▶ Data shown
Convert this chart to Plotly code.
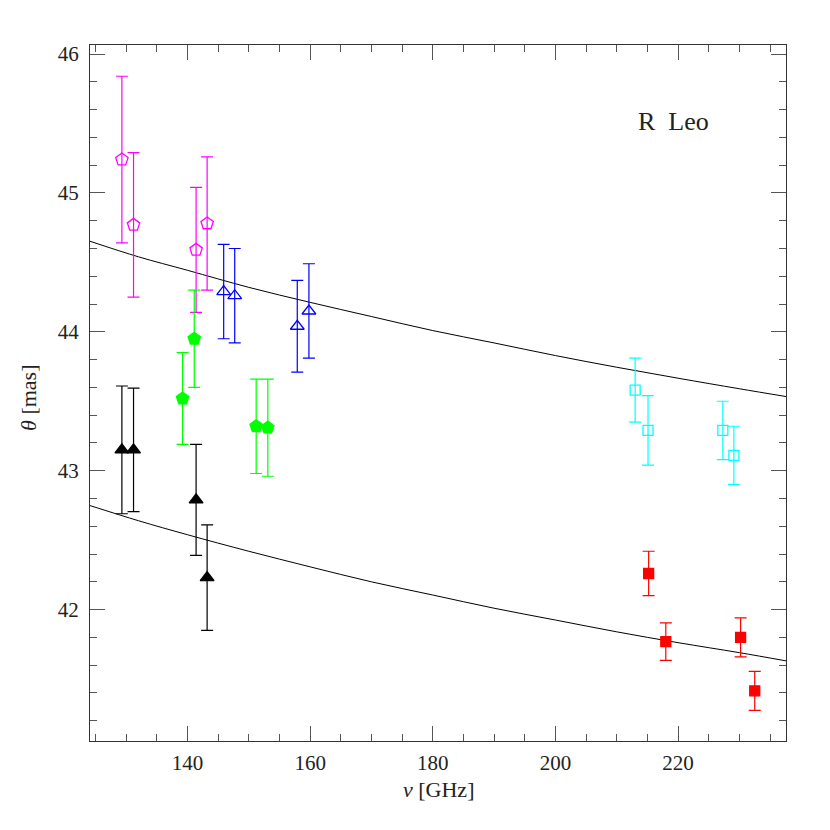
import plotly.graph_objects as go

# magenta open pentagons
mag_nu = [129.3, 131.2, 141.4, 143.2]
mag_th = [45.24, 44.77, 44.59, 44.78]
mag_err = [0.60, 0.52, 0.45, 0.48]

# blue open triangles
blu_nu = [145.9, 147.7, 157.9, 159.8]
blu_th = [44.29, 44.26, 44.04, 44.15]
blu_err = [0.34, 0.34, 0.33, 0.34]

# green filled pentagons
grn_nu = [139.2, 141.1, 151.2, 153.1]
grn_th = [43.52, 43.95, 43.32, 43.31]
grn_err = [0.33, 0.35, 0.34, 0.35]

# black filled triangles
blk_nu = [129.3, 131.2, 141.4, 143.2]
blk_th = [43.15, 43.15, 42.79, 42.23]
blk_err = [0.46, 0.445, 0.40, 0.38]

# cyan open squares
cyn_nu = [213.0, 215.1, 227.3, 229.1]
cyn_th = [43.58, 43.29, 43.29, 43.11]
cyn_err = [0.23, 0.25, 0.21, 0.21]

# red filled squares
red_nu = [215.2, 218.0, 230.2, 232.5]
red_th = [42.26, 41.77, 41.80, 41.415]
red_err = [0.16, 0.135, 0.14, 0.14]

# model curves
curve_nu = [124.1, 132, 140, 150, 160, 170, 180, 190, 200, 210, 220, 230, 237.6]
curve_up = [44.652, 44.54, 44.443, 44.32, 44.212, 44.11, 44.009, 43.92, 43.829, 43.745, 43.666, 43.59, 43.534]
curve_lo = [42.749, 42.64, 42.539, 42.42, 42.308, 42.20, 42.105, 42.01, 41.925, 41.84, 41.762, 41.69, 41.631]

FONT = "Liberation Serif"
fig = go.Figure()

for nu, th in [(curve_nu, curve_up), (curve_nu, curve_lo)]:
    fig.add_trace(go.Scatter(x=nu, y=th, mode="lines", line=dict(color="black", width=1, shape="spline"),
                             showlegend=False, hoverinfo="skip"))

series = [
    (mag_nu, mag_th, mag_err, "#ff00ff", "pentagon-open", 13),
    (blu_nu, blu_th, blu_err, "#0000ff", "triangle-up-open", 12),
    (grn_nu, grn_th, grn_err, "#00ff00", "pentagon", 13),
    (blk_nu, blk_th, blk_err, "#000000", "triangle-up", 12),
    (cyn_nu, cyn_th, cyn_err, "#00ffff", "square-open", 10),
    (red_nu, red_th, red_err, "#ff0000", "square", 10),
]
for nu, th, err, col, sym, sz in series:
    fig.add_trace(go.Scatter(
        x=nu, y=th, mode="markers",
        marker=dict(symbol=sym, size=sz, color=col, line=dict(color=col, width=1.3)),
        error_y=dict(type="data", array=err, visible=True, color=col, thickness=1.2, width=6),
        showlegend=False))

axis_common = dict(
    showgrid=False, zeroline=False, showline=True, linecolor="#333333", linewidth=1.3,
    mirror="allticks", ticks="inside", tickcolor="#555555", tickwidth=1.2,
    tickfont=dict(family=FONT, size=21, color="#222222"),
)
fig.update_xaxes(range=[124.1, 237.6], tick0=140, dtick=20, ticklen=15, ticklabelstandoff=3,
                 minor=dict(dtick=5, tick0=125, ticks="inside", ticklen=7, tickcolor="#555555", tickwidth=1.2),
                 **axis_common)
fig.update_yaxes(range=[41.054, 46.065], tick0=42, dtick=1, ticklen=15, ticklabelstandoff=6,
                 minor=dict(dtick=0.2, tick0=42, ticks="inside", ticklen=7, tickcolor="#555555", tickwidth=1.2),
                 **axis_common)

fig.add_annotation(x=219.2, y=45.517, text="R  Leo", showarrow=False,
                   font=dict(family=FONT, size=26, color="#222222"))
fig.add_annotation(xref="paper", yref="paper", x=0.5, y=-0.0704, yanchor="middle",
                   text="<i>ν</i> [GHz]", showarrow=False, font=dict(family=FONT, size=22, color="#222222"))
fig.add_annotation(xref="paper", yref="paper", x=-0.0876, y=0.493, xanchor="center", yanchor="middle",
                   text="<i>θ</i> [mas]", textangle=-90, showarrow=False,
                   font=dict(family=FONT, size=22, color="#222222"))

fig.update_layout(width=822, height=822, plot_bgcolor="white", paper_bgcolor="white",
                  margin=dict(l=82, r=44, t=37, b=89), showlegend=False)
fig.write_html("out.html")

▶ Your goal
Omit any images, then output the listing exactly.

▶ Output below
Convert this chart to Plotly code.
import plotly.graph_objects as go

# magenta open pentagons
mag_nu = [129.3, 131.2, 141.4, 143.2]
mag_th = [45.24, 44.77, 44.59, 44.78]
mag_err = [0.60, 0.52, 0.45, 0.48]

# blue open triangles
blu_nu = [145.9, 147.7, 157.9, 159.8]
blu_th = [44.29, 44.26, 44.04, 44.15]
blu_err = [0.34, 0.34, 0.33, 0.34]

# green filled pentagons
grn_nu = [139.2, 141.1, 151.2, 153.1]
grn_th = [43.52, 43.95, 43.32, 43.31]
grn_err = [0.33, 0.35, 0.34, 0.35]

# black filled triangles
blk_nu = [129.3, 131.2, 141.4, 143.2]
blk_th = [43.15, 43.15, 42.79, 42.23]
blk_err = [0.46, 0.445, 0.40, 0.38]

# cyan open squares
cyn_nu = [213.0, 215.1, 227.3, 229.1]
cyn_th = [43.58, 43.29, 43.29, 43.11]
cyn_err = [0.23, 0.25, 0.21, 0.21]

# red filled squares
red_nu = [215.2, 218.0, 230.2, 232.5]
red_th = [42.26, 41.77, 41.80, 41.415]
red_err = [0.16, 0.135, 0.14, 0.14]

# model curves
curve_nu = [124.1, 132, 140, 150, 160, 170, 180, 190, 200, 210, 220, 230, 237.6]
curve_up = [44.652, 44.54, 44.443, 44.32, 44.212, 44.11, 44.009, 43.92, 43.829, 43.745, 43.666, 43.59, 43.534]
curve_lo = [42.749, 42.64, 42.539, 42.42, 42.308, 42.20, 42.105, 42.01, 41.925, 41.84, 41.762, 41.69, 41.631]

FONT = "Liberation Serif"
fig = go.Figure()

for nu, th in [(curve_nu, curve_up), (curve_nu, curve_lo)]:
    fig.add_trace(go.Scatter(x=nu, y=th, mode="lines", line=dict(color="black", width=1, shape="spline"),
                             showlegend=False, hoverinfo="skip"))

series = [
    (mag_nu, mag_th, mag_err, "#ff00ff", "pentagon-open", 13),
    (blu_nu, blu_th, blu_err, "#0000ff", "triangle-up-open", 12),
    (grn_nu, grn_th, grn_err, "#00ff00", "pentagon", 13),
    (blk_nu, blk_th, blk_err, "#000000", "triangle-up", 12),
    (cyn_nu, cyn_th, cyn_err, "#00ffff", "square-open", 10),
    (red_nu, red_th, red_err, "#ff0000", "square", 10),
]
for nu, th, err, col, sym, sz in series:
    fig.add_trace(go.Scatter(
        x=nu, y=th, mode="markers",
        marker=dict(symbol=sym, size=sz, color=col, line=dict(color=col, width=1.3)),
        error_y=dict(type="data", array=err, visible=True, color=col, thickness=1.2, width=6),
        showlegend=False))

axis_common = dict(
    showgrid=False, zeroline=False, showline=True, linecolor="#333333", linewidth=1.3,
    mirror="allticks", ticks="inside", tickcolor="#555555", tickwidth=1.2,
    tickfont=dict(family=FONT, size=21, color="#222222"),
)
fig.update_xaxes(range=[124.1, 237.6], tick0=140, dtick=20, ticklen=15, ticklabelstandoff=3,
                 minor=dict(dtick=5, tick0=125, ticks="inside", ticklen=7, tickcolor="#555555", tickwidth=1.2),
                 **axis_common)
fig.update_yaxes(range=[41.054, 46.065], tick0=42, dtick=1, ticklen=15, ticklabelstandoff=6,
                 minor=dict(dtick=0.2, tick0=42, ticks="inside", ticklen=7, tickcolor="#555555", tickwidth=1.2),
                 **axis_common)

fig.add_annotation(x=219.2, y=45.517, text="R  Leo", showarrow=False,
                   font=dict(family=FONT, size=26, color="#222222"))
fig.add_annotation(xref="paper", yref="paper", x=0.5, y=-0.0704, yanchor="middle",
                   text="<i>ν</i> [GHz]", showarrow=False, font=dict(family=FONT, size=22, color="#222222"))
fig.add_annotation(xref="paper", yref="paper", x=-0.0876, y=0.493, xanchor="center", yanchor="middle",
                   text="<i>θ</i> [mas]", textangle=-90, showarrow=False,
                   font=dict(family=FONT, size=22, color="#222222"))

fig.update_layout(width=822, height=822, plot_bgcolor="white", paper_bgcolor="white",
                  margin=dict(l=82, r=44, t=37, b=89), showlegend=False)
fig.write_html("out.html")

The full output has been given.